Thursday was the deadline for Tehran to heed the U.N. Security Council demand to stop enrichment.
"The world now faces a grave threat from the radical regime in Iran,'' the president said. ``We know the depth of suffering that Iran's sponsorship of terrorists has brought. And we can imagine how much worse it would be if Iran were allowed to acquire nuclear weapons."
It is the third time in less than a year that Mr. Bush has made a series of speeches on Iraq and terrorism. The speeches come two months before congressional elections and at a time when his when many Americans are disillusioned with his strategy.
Mr. Bush insisted, however, that the speeches were not politically motivated.
"They are not political speeches," Mr. Bush said Wednesday in Little Rock, Ark., where he made a campaign stop with Asa Hutchinson, a former congressman who is running for governor against Democrat Mike Beebe.
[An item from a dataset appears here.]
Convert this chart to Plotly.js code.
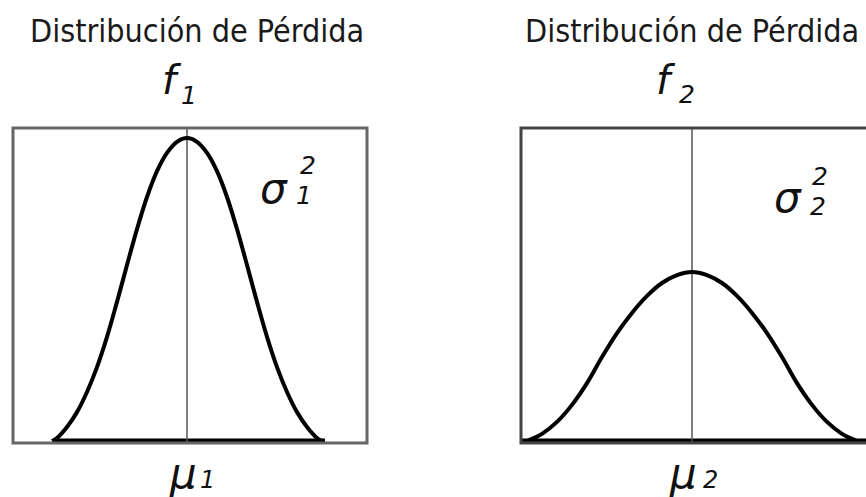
<!DOCTYPE html>
<html>
<head>
<meta charset="utf-8">
<script src="https://cdn.plot.ly/plotly-3.0.1.min.js"></script>
<style>html,body{margin:0;padding:0;background:#fff}#chart{width:866px;height:497px}</style>
</head>
<body>
<div id="chart"></div>
<script>
// Loss distribution 1 (narrow): offset from mean, relative density
const x1 = [-13.5, -13.0, -12.0, -11.0, -10.0, -9.0, -8.0, -7.0, -6.0, -5.0, -4.0, -3.0, -2.0, -1.0, 0,
            1.0, 2.0, 3.0, 4.0, 5.0, 6.0, 7.0, 8.0, 9.0, 10.0, 11.0, 12.0, 13.0, 13.5];
const y1 = [0.006, 0.016, 0.051, 0.098, 0.162, 0.241, 0.337, 0.448, 0.565, 0.679, 0.781, 0.863, 0.921, 0.956, 0.968,
            0.956, 0.921, 0.863, 0.781, 0.679, 0.565, 0.448, 0.337, 0.241, 0.162, 0.098, 0.051, 0.016, 0.006];
// Loss distribution 2 (wide)
const x2 = [-16.8, -16.0, -15.0, -13.5, -12.0, -10.5, -9.0, -7.5, -6.0, -4.5, -3.0, -1.5, 0,
            1.5, 3.0, 4.5, 6.0, 7.5, 9.0, 10.5, 12.0, 13.5, 15.0, 16.0, 16.8];
const y2 = [0.003, 0.013, 0.029, 0.067, 0.121, 0.190, 0.273, 0.349, 0.413, 0.467, 0.508, 0.533, 0.543,
            0.533, 0.508, 0.467, 0.413, 0.349, 0.273, 0.190, 0.121, 0.067, 0.029, 0.013, 0.003];
// baseline extents
const base1 = [-13.2, 13.8];
const base2 = [-17.5, 17.6];
const titleText = "Distribución de Pérdida";

const W = 866, H = 497;
const px = v => v / W, py = v => 1 - v / H;

const traces = [
  {x: base1, y: [0.006, 0.006], xaxis: 'x', yaxis: 'y', mode: 'lines', line: {color: '#000', width: 5}, hoverinfo: 'skip'},
  {x: [0, 0], y: [0, 1], xaxis: 'x', yaxis: 'y', mode: 'lines', line: {color: '#555', width: 1.5}, hoverinfo: 'skip'},
  {x: x1, y: y1, xaxis: 'x', yaxis: 'y', mode: 'lines', line: {color: '#000', width: 4, shape: 'spline', smoothing: 1}},
  {x: base2, y: [0.006, 0.006], xaxis: 'x2', yaxis: 'y2', mode: 'lines', line: {color: '#000', width: 5}, hoverinfo: 'skip'},
  {x: [0, 0], y: [0, 1], xaxis: 'x2', yaxis: 'y2', mode: 'lines', line: {color: '#555', width: 1.5}, hoverinfo: 'skip'},
  {x: x2, y: y2, xaxis: 'x2', yaxis: 'y2', mode: 'lines', line: {color: '#000', width: 4, shape: 'spline', smoothing: 1}}
];

const ax = {showgrid: false, zeroline: false, showticklabels: false, ticks: '', showline: false, fixedrange: true};
const txtFont = {family: 'DejaVu Sans Condensed, DejaVu Sans, sans-serif', size: 32, color: '#1a1a1a'};
const symFont = s => ({family: 'DejaVu Sans, sans-serif', size: s, color: '#111'});

function ann(text, x, y, font) {
  return {text: text, xref: 'paper', yref: 'paper', x: px(x), y: py(y), xanchor: 'center', yanchor: 'middle', showarrow: false, font: font};
}

const annotations = [
  ann(titleText, 197, 31, txtFont),
  ann(titleText, 692, 31, txtFont),
  ann('<i>f</i>', 172, 80, symFont(40)),
  ann('<i>1</i>', 189, 96, symFont(25)),
  ann('<i>f</i>', 666, 80, symFont(40)),
  ann('<i>2</i>', 687, 94, symFont(25)),
  ann('<i>σ</i>', 274, 188, symFont(42)),
  ann('<i>2</i>', 308, 166, symFont(25)),
  ann('<i>1</i>', 304, 196, symFont(25)),
  ann('<i>σ</i>', 788, 197, symFont(42)),
  ann('<i>2</i>', 820, 176, symFont(25)),
  ann('<i>2</i>', 818, 206, symFont(25)),
  ann('<i>μ</i>', 183, 473, symFont(42)),
  ann('<i>1</i>', 207, 480, symFont(24)),
  ann('<i>μ</i>', 683, 473, symFont(42)),
  ann('<i>2</i>', 710, 480, symFont(24))
];

const shapes = [
  {type: 'rect', xref: 'paper', yref: 'paper', x0: px(13), x1: px(367), y0: py(443), y1: py(128), line: {color: '#666', width: 3}},
  {type: 'path', xref: 'paper', yref: 'paper',
   path: `M ${px(880)} ${py(128)} L ${px(521)} ${py(128)} L ${px(521)} ${py(443)} L ${px(880)} ${py(443)}`,
   line: {color: '#444', width: 3}}
];

const layout = {
  width: W, height: H,
  margin: {l: 0, r: 0, t: 0, b: 0},
  paper_bgcolor: '#fff', plot_bgcolor: 'rgba(0,0,0,0)',
  showlegend: false,
  xaxis: Object.assign({}, ax, {domain: [px(13), px(367)], range: [-17.4, 18.0]}),
  yaxis: Object.assign({}, ax, {domain: [py(443), py(128)], range: [0, 1]}),
  xaxis2: Object.assign({}, ax, {domain: [px(521), 1], range: [-17.1, 17.4], anchor: 'y2'}),
  yaxis2: Object.assign({}, ax, {domain: [py(443), py(128)], range: [0, 1], anchor: 'x2'}),
  annotations: annotations,
  shapes: shapes
};

Plotly.newPlot('chart', traces, layout, {staticPlot: true, displayModeBar: false});
</script>
</body>
</html>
"They're speeches about the future of this country and they're speeches to make it clear that if we retreat before the job is done, this nation will become even more in jeopardy."
But even in Utah – which gave Mr. Bush a wider margin of victory than any other state in the 2004 election – the president's appearance was a source of dispute. Salt Lake City Mayor Rocky Anderson, a Democrat, led thousands of anti-Bush demonstrators on a march through the city Wednesday. He called Mr. Bush a "dishonest, warmongering, human-rights-violating president."
The White House countered by organizing a campaign-like rally at the airport for Mr. Bush's arrival Wednesday night. A couple thousand cheering supporters, who got tickets from the governor's office and the congressional delegation, stood under flood lights and cheered as Mr. Bush pledged to stay in Iraq.
While in Salt Lake City, Mr. Bush had a half-hour private meeting with leaders of the Church of Jesus Christ of Latter-day Saints. He also spoke at a luncheon fundraiser for Republican Sen. Orrin Hatch.